*Work required:*
Below are records that hold pictures; write out only the lines from their start through the line with "from matplotlib.ticker import FuncFormatter", exactly, and drop the pictures.

*Supplied records:*
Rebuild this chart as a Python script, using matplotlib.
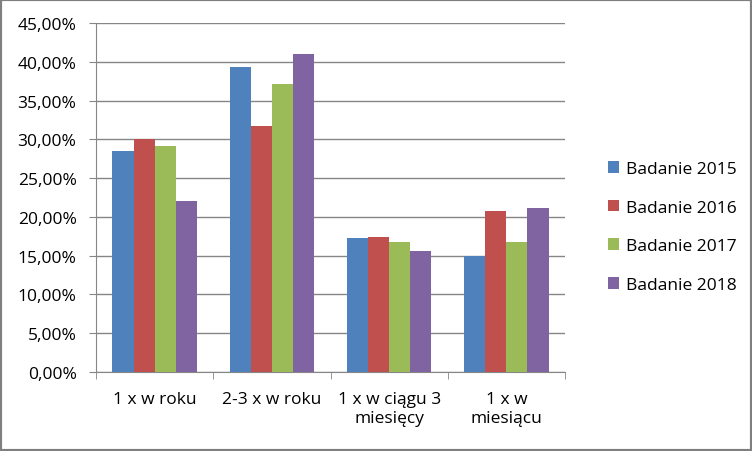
import matplotlib
matplotlib.use("Agg")
import matplotlib.pyplot as plt
import numpy as np
from matplotlib.patches import Rectangle
from matplotlib.ticker import FuncFormatter

categories = ["1 x w roku", "2-3 x w roku", "1 x w ciągu 3\nmiesięcy", "1 x w\nmiesiącu"]
series_names = ["Badanie 2015", "Badanie 2016", "Badanie 2017", "Badanie 2018"]
b2015 = [28.5, 39.3, 17.3, 15.0]
b2016 = [30.0, 31.7, 17.4, 20.8]
b2017 = [29.2, 37.1, 16.8, 16.8]
b2018 = [22.1, 41.0, 15.6, 21.2]
yticks = [0, 5, 10, 15, 20, 25, 30, 35, 40, 45]
colors = ["#4F81BD", "#C0504D", "#9BBB59", "#8064A2"]

plt.rcParams['font.family'] = ['Open Sans', 'DejaVu Sans']

W, H = 752, 452
fig = plt.figure(figsize=(W/100, H/100), dpi=100)
ax = fig.add_axes([96/W, 1-373/H, (565-96)/W, (373-24)/H])

x = np.arange(len(categories))
width = 0.18
data = [b2015, b2016, b2017, b2018]
for i, (vals, name, c) in enumerate(zip(data, series_names, colors)):
    ax.bar(x + (i - 1.5) * width, vals, width, color=c, label=name, zorder=3)

fs = 12.5
ax.set_xlim(-0.5, len(categories) - 0.5)
ax.set_ylim(0, 45)
ax.set_yticks(yticks)
ax.yaxis.set_major_formatter(FuncFormatter(lambda v, p: f"{v:.2f}%".replace(".", ",")))
ax.grid(axis='y', color='#868686', linewidth=1, zorder=0)
for s in ['top', 'right']:
    ax.spines[s].set_visible(False)
ax.spines['left'].set_color('#868686')
ax.spines['bottom'].set_color('#868686')
ax.tick_params(axis='y', length=5, color='#868686', labelsize=fs, pad=9)
ax.set_xticks(x)
ax.set_xticklabels(categories, fontsize=fs, linespacing=1.25)
ax.tick_params(axis='x', length=0, pad=14)
ax.set_xticks(np.arange(-0.5, len(categories), 1), minor=True)
ax.tick_params(axis='x', which='minor', length=5, color='#868686')

leg = ax.legend(loc='center left', bbox_to_anchor=(592/W, 1-228/H), bbox_transform=fig.transFigure,
                frameon=False, fontsize=fs, handlelength=0.65, handleheight=0.65,
                labelspacing=1.3, handletextpad=0.4)

fig.patches.append(Rectangle((0, 0), 1, 1, transform=fig.transFigure, fill=False,
                             edgecolor='#7f7f7f', linewidth=3))
fig.savefig("out.png", dpi=100)
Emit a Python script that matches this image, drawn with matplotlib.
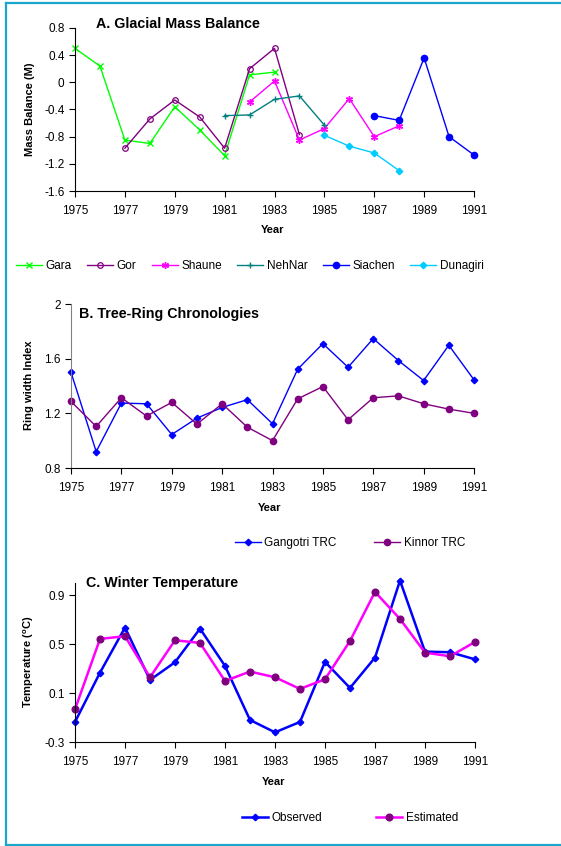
import matplotlib.pyplot as plt
from matplotlib.lines import Line2D

plt.rcParams['font.family'] = ['Liberation Sans', 'DejaVu Sans']

years = list(range(1975, 1992))

# A. glacial mass balance (years + values per glacier)
gara_yr = list(range(1975, 1984))
gara = [0.50, 0.24, -0.85, -0.90, -0.36, -0.70, -1.08, 0.11, 0.15]
gor_yr = list(range(1977, 1985))
gor = [-0.97, -0.54, -0.26, -0.51, -0.97, 0.20, 0.50, -0.77]
shaune_yr = list(range(1982, 1989))
shaune = [-0.29, 0.02, -0.85, -0.68, -0.24, -0.80, -0.64]
nehnar_yr = list(range(1981, 1986))
nehnar = [-0.49, -0.48, -0.25, -0.20, -0.63]
siachen_yr = list(range(1987, 1992))
siachen = [-0.49, -0.56, 0.36, -0.80, -1.07]
dunagiri_yr = list(range(1985, 1989))
dunagiri = [-0.78, -0.94, -1.04, -1.30]

# B. tree-ring chronologies
gangotri = [1.50, 0.92, 1.275, 1.27, 1.045, 1.165, 1.243, 1.30, 1.124,
            1.523, 1.71, 1.537, 1.747, 1.586, 1.44, 1.698, 1.445]
kinnor = [1.287, 1.104, 1.314, 1.18, 1.28, 1.121, 1.27, 1.099, 1.0,
          1.306, 1.396, 1.153, 1.314, 1.328, 1.27, 1.231, 1.20]

# C. winter temperature
observed = [-0.136, 0.267, 0.636, 0.207, 0.352, 0.627, 0.322, -0.12, -0.221,
            -0.136, 0.355, 0.142, 0.39, 1.02, 0.439, 0.434, 0.376]
estimated = [-0.033, 0.543, 0.565, 0.229, 0.532, 0.51, 0.199, 0.276, 0.229,
             0.134, 0.213, 0.526, 0.927, 0.706, 0.431, 0.401, 0.518]

W, H = 561, 846
fig = plt.figure(figsize=(W / 100, H / 100), dpi=100)


def box(x0, y0, x1, y1):
    return [x0 / W, 1 - y1 / H, (x1 - x0) / W, (y1 - y0) / H]


def style_axis(ax, ylim, yticks, ylabels, left_color='black'):
    ax.set_xlim(1975, 1991)
    ax.set_ylim(*ylim)
    ax.set_xticks(range(1975, 1992, 2))
    ax.set_yticks(yticks)
    ax.set_yticklabels(ylabels)
    ax.spines['top'].set_visible(False)
    ax.spines['right'].set_visible(False)
    ax.spines['left'].set_color(left_color)
    ax.tick_params(labelsize=8.5, length=4, width=0.8, direction='out')
    ax.tick_params(axis='x', pad=6)


# ---- panel A
axA = fig.add_axes(box(75, 28, 474, 191))
kw = dict(lw=1, clip_on=False)
axA.plot(gara_yr, gara, color='#00ff00', marker='x', ms=4.5, mew=1, label='Gara', **kw)
axA.plot(gor_yr, gor, color='#800080', marker='o', ms=4, mfc='none', mew=0.9, label='Gor', **kw)
axA.plot(shaune_yr, shaune, color='#ff00ff', marker=(6, 2, 0), ms=5, mew=1, label='Shaune', **kw)
axA.plot(nehnar_yr, nehnar, color='#008080', marker='+', ms=5, mew=1, label='NehNar', **kw)
axA.plot(siachen_yr, siachen, color='#0000ff', marker='o', ms=4.5, label='Siachen', **kw)
axA.plot(dunagiri_yr, dunagiri, color='#00ccff', marker='D', ms=3.3, label='Dunagiri', **kw)
style_axis(axA, (-1.6, 0.8), [-1.6, -1.2, -0.8, -0.4, 0, 0.4, 0.8],
           ['-1.6', '-1.2', '-0.8', '-0.4', '0', '0.4', '0.8'])
axA.legend(loc='center', bbox_to_anchor=(250 / W, 1 - 266 / H), bbox_transform=fig.transFigure,
           ncol=6, frameon=False, fontsize=8.5, handlelength=2.2, handletextpad=0.3,
           columnspacing=1.3)

# ---- panel B
axB = fig.add_axes(box(71, 304, 474, 468))
axB.plot(years, gangotri, color='#0000ff', marker='D', ms=3.3, lw=1, clip_on=False, label='Gangotri TRC')
axB.plot(years, kinnor, color='#800080', marker='o', ms=4.5, lw=1, clip_on=False, label='Kinnor TRC')
style_axis(axB, (0.8, 2.0), [0.8, 1.2, 1.6, 2.0], ['0.8', '1.2', '1.6', '2'], left_color='#808080')
axB.legend(loc='center', bbox_to_anchor=(350 / W, 1 - 543 / H), bbox_transform=fig.transFigure,
           ncol=2, frameon=False, fontsize=8.5, handlelength=2.2, handletextpad=0.3,
           columnspacing=3.2)

# ---- panel C
axC = fig.add_axes(box(75, 583, 475, 742))
axC.plot(years, observed, color='#0000ff', marker='D', ms=3.3, lw=1.8, clip_on=False, label='Observed')
axC.plot(years, estimated, color='#ff00ff', marker='o', ms=4.8, mfc='#800080', mec='#800080',
         lw=1.8, clip_on=False, label='Estimated')
style_axis(axC, (-0.3, 1.0), [-0.3, 0.1, 0.5, 0.9], ['-0.3', '0.1', '0.5', '0.9'])
axC.legend(loc='center', bbox_to_anchor=(350 / W, 1 - 818 / H), bbox_transform=fig.transFigure,
           ncol=2, frameon=False, fontsize=8.5, handlelength=2.2, handletextpad=0.3,
           columnspacing=4.6)

# titles and axis labels
for x, y, s in [(96, 24, 'A. Glacial Mass Balance'),
                (79, 314, 'B. Tree-Ring Chronologies'),
                (86, 583, 'C. Winter Temperature')]:
    fig.text(x / W, 1 - y / H, s, fontsize=10.3, fontweight='bold', va='center', ha='left')
for x, y, s in [(30, 109, 'Mass Balance (M)'),
                (29, 385, 'Ring width Index'),
                (29, 662, r'Temperature ($^{\mathregular{o}}$C)')]:
    fig.text(x / W, 1 - y / H, s, fontsize=8, fontweight='bold', rotation=90,
             va='center', ha='center')
for x, y in [(273, 230), (270, 508), (274, 782)]:
    fig.text(x / W, 1 - y / H, 'Year', fontsize=8, fontweight='bold', va='center', ha='center')

# frame around the figure (left, top, bottom)
frame = '#1aa5cc'
fig.add_artist(Line2D([5.5 / W, 5.5 / W], [1 - 3.5 / H, 1 - 845 / H], color=frame, lw=1.6))
fig.add_artist(Line2D([5.5 / W, 1], [1 - 3.5 / H, 1 - 3.5 / H], color=frame, lw=1.6))
fig.add_artist(Line2D([5.5 / W, 1], [1 - 845 / H, 1 - 845 / H], color=frame, lw=1.6))

fig.savefig('out.png', dpi=100)
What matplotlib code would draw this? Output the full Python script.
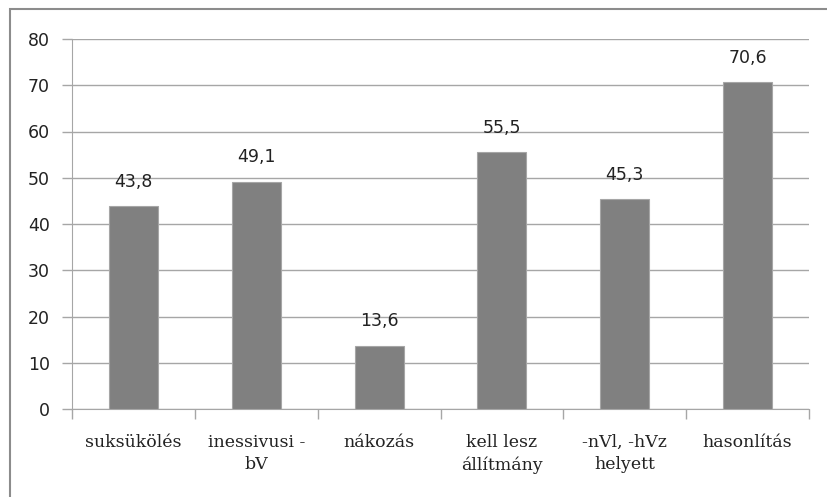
import matplotlib
matplotlib.use("Agg")
import matplotlib.pyplot as plt
from matplotlib.patches import Rectangle
import numpy as np

categories = ["suksükölés", "inessivusi -\nbV", "nákozás", "kell lesz\nállítmány",
              "-nVl, -hVz\nhelyett", "hasonlítás"]
values = [43.8, 49.1, 13.6, 55.5, 45.3, 70.6]
yticks = [0, 10, 20, 30, 40, 50, 60, 70, 80]

W, H = 827, 497
fig = plt.figure(figsize=(W / 100, H / 100), dpi=100)

# outer chart border (right and bottom edges fall outside the picture)
fig.patches.append(Rectangle((10 / W, -0.1), 1.2, 1.1 - 9 / H, transform=fig.transFigure,
                             fill=False, edgecolor="#8c8c8c", linewidth=1.5))

ax = fig.add_axes([72 / W, 1 - 409 / H, (809 - 72) / W, (409 - 39) / H])
x = np.arange(len(categories))
bars = ax.bar(x, values, width=0.4, color="#808080", edgecolor="#a6a6a6",
              linewidth=0.8, zorder=3)

for b, v in zip(bars, values):
    ax.text(b.get_x() + b.get_width() / 2, v + 3.4, f"{v:.1f}".replace(".", ","),
            ha="center", va="bottom", fontsize=12.5, color="#222222",
            family="DejaVu Sans")

ax.set_xlim(-0.5, len(categories) - 0.5)
ax.set_ylim(0, 80)
ax.set_yticks(yticks)
ax.set_yticklabels([str(t) for t in yticks], fontsize=12.5, color="#222222")
ax.yaxis.grid(True, color="#a6a6a6", linewidth=1.0, zorder=0)

ax.set_xticks(np.arange(-0.5, len(categories), 1.0))
ax.set_xticklabels([])
ax.tick_params(axis="x", length=7, color="#a6a6a6", width=1)
ax.tick_params(axis="y", length=7, color="#a6a6a6", width=1, pad=9)

for i, lab in enumerate(categories):
    ax.text(i, -5.3, lab, ha="center", va="top", fontsize=12.5,
            family="DejaVu Serif", color="#222222", linespacing=1.45,
            transform=ax.transData)

for side in ["top", "right"]:
    ax.spines[side].set_visible(False)
for side in ["left", "bottom"]:
    ax.spines[side].set_color("#a6a6a6")

fig.savefig("out.png", dpi=100)
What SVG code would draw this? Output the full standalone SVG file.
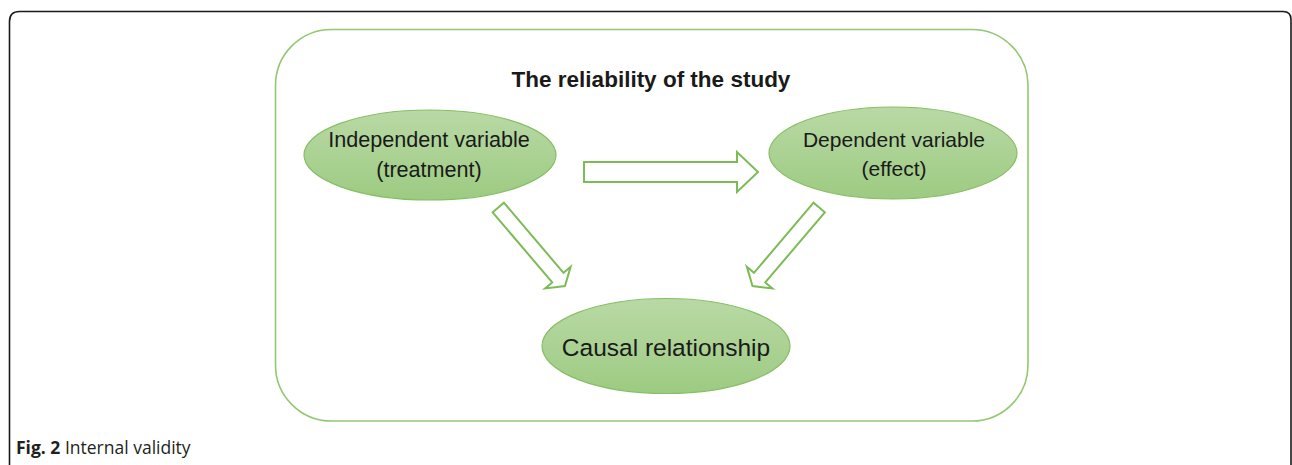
<svg xmlns="http://www.w3.org/2000/svg" width="1292" height="465" viewBox="0 0 1292 465">
<defs>
<linearGradient id="eg" x1="0" y1="0" x2="0" y2="1">
<stop offset="0" stop-color="#b9d9a5"/>
<stop offset="1" stop-color="#9dcb82"/>
</linearGradient>
</defs>
<style>
.node ellipse{fill:url(#eg);stroke:#86bf63;stroke-width:1.2}
.lbl{font-family:"Liberation Sans",Arial,sans-serif;font-size:21px;fill:#1a1a1a;text-anchor:middle}
.arrow{fill:#ffffff;stroke:#7cbb55;stroke-width:2;stroke-linejoin:miter}
.cap{font-family:"Open Sans","Liberation Sans",sans-serif;font-size:17.5px;fill:#231f20}
</style>
<rect width="1292" height="465" fill="#ffffff"/>
<path d="M9.5,466 V21.5 Q9.5,11.5 19.5,11.5 H1283 Q1291,11.5 1291,19.5 V466" fill="none" stroke="#1a1a1a" stroke-width="1.6"/>
<g id="frame">
<rect x="275.5" y="29.5" width="752.5" height="391.5" rx="56" ry="56" fill="none" stroke="#92c870" stroke-width="1.6"/>
<text x="651" y="87" font-family="'Liberation Sans',Arial,sans-serif" font-size="22.5" font-weight="bold" fill="#1a1a1a" text-anchor="middle">The reliability of the study</text>
</g>
<g id="connectors">
<path class="arrow" d="M584,162 H737 V152 L758,172 L737,192 V182 H584 Z"/>
<path class="arrow" transform="translate(498.3,207.5) rotate(49.65)" d="M0,-7.4 H92 V-16.7 L103,0 L92,16.7 V7.4 H0 Z"/>
<path class="arrow" transform="translate(819.2,207.5) rotate(130.35)" d="M0,-7.4 H92 V-16.7 L103,0 L92,16.7 V7.4 H0 Z"/>
</g>
<g id="independent" class="node">
<ellipse cx="430" cy="155" rx="126" ry="45"/>
<text class="lbl" x="429" y="147" style="font-size:21.6px">Independent variable</text>
<text class="lbl" x="429" y="177" style="font-size:21.6px">(treatment)</text>
</g>
<g id="dependent" class="node">
<ellipse cx="893" cy="153" rx="124" ry="46"/>
<text class="lbl" x="894" y="147">Dependent variable</text>
<text class="lbl" x="894" y="176">(effect)</text>
</g>
<g id="causal" class="node">
<ellipse cx="666" cy="346" rx="124" ry="47.5"/>
<text class="lbl" x="666" y="356" style="font-size:24.5px">Causal relationship</text>
</g>
<text class="cap" x="16" y="454"><tspan font-weight="bold">Fig. 2</tspan> Internal validity</text>
</svg>
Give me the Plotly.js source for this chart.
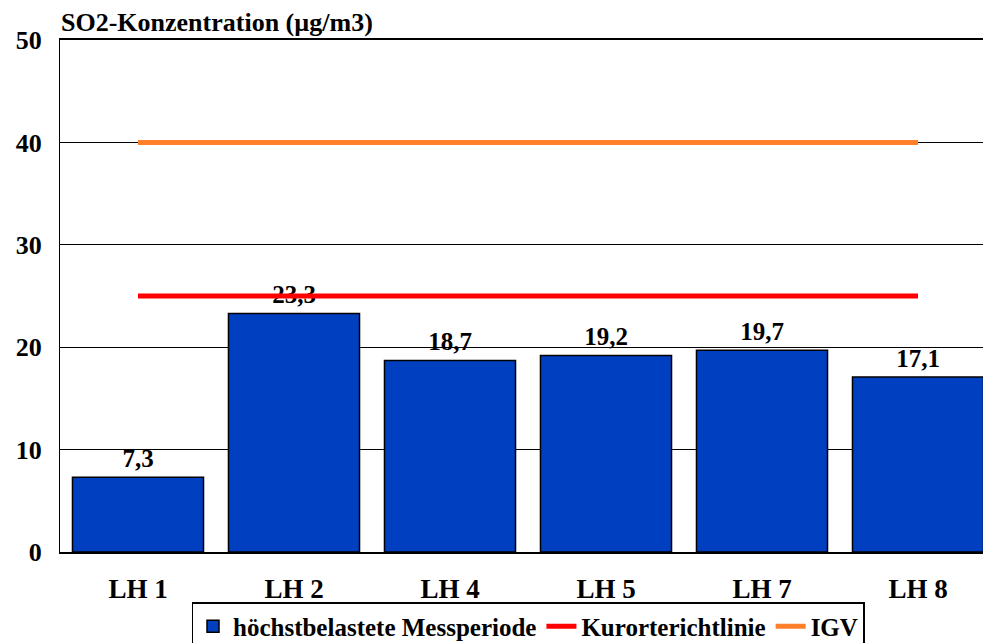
<!DOCTYPE html>
<html>
<head>
<meta charset="utf-8">
<script src="https://cdn.plot.ly/plotly-3.0.1.min.js"></script>
<style>
html,body{margin:0;padding:0;overflow:hidden;background:#fff;}
#chart{width:996px;height:643px;}
</style>
</head>
<body>
<div id="chart"></div>
<script>
const categories = ["LH 1", "LH 2", "LH 4", "LH 5", "LH 7", "LH 8"];
const messperiode = [7.3, 23.3, 18.7, 19.2, 19.7, 17.1];
const kurort = [25, 25, 25, 25, 25, 25];
const igv = [40, 40, 40, 40, 40, 40];
const yTicks = [0, 10, 20, 30, 40, 50];

const fontFam = "Liberation Serif, Times New Roman, serif";
function bold(size) { return {family: fontFam, size: size, color: "#000", weight: "bold"}; }

const traces = [
  {
    type: "bar",
    name: "höchstbelastete Messperiode",
    x: categories,
    y: messperiode,
    marker: {color: "rgb(0,64,192)", line: {color: "#000", width: 1.5}},
    hoverinfo: "skip"
  },
  {
    type: "scatter",
    mode: "markers+text",
    x: categories,
    y: messperiode,
    marker: {size: 5, opacity: 0},
    texttemplate: "%{y:.1f}",
    textposition: "top center",
    textfont: bold(25),
    cliponaxis: false,
    showlegend: false,
    hoverinfo: "skip"
  },
  {
    type: "scatter",
    mode: "lines",
    name: "Kurorterichtlinie",
    x: categories,
    y: kurort,
    line: {color: "#ff0000", width: 5}
  },
  {
    type: "scatter",
    mode: "lines",
    name: "IGV",
    x: categories,
    y: igv,
    line: {color: "#ff7f2a", width: 5}
  }
];

const layout = {
  width: 996,
  height: 643,
  margin: {l: 60, r: 0, t: 40, b: 91, autoexpand: false},
  paper_bgcolor: "#fff",
  plot_bgcolor: "#fff",
  separators: ",.",
  bargap: 0.16,
  showlegend: true,
  font: {family: fontFam, color: "#000"},
  title: {
    text: "SO2-Konzentration (µg/m3)",
    font: bold(26),
    x: 61 / 996, xref: "container", xanchor: "left",
    y: 1 - 22 / 643, yref: "container", yanchor: "middle"
  },
  xaxis: {
    type: "category",
    showline: true, linecolor: "#000", linewidth: 2, mirror: true,
    showgrid: false, ticks: "",
    tickfont: bold(27),
    ticklabelstandoff: 12
  },
  yaxis: {
    range: [0, 50],
    tickvals: yTicks,
    showline: true, linecolor: "#000", linewidth: 1,
    showgrid: true, gridcolor: "#000", gridwidth: 1,
    zeroline: false, ticks: "",
    tickfont: bold(26),
    ticklabelstandoff: 12
  },
  legend: {
    orientation: "h",
    x: 0.5, xanchor: "center",
    y: 1 - 602 / 643, yref: "container", yanchor: "top",
    bordercolor: "#000", borderwidth: 1.5,
    font: bold(25),
    itemwidth: 30,
    tracegroupgap: 0
  }
};

Plotly.newPlot("chart", traces, layout, {staticPlot: true, displayModeBar: false});
</script>
</body>
</html>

*Response to this task:*
Rebuild this chart as a Python script, using matplotlib.
import matplotlib
matplotlib.use("Agg")
import matplotlib.pyplot as plt
import numpy as np
from matplotlib.patches import Rectangle
from matplotlib.ticker import FuncFormatter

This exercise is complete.